For the founder is more technology focused:
Start Small, Stay Small: A Developer’s Guide to Launching a Startup
An awesome book how to bootstrap, written by a developer for developers.
The Art of Agile Development
A most excellent book with practical tips in how you can truly move in applying agile. This book uses xp programming as its pathway.
Top Lesson -Your software only begins to have real value when it reaches users.
This book gives a good description of clean code and how to achieve it in your own projects.It is based above some very clear principles and will help you think through the code your currently create.
Top Lesson – always commit better code then you have checked out.
Clean Coder
How good is your code? How professional are you really? Can you say no. Do you pass the buck? Are you accountable for your code. This author puts the prefect model out there, which is a good start for a dialogue for what is possible.
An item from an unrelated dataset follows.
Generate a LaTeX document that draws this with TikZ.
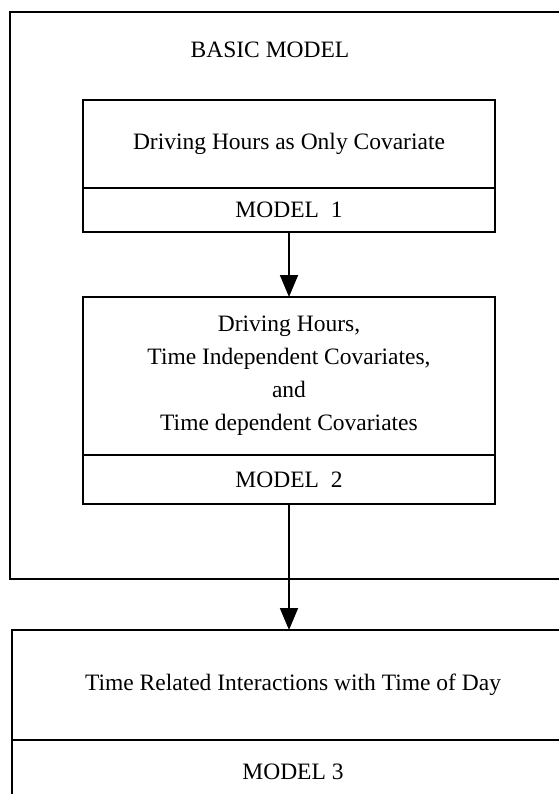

Top lesson – You need to say no when you need to say no
For the founder who is design focused, UX inclined:
The Smashing Mag Books 1,2,3
Both the books and the website are an excellent for both designers and developers alike. A smart collection on web design principles. It’s a high-level view of user interaction information and has useful takeaways in each chapter.
A Project Guide to UX Design: For user experience designers in the field or in the making
A step-by-step guide to web development from proposal through wire framing to testing and launch.
Final Thoughts
Now go and build, create and show us your vision.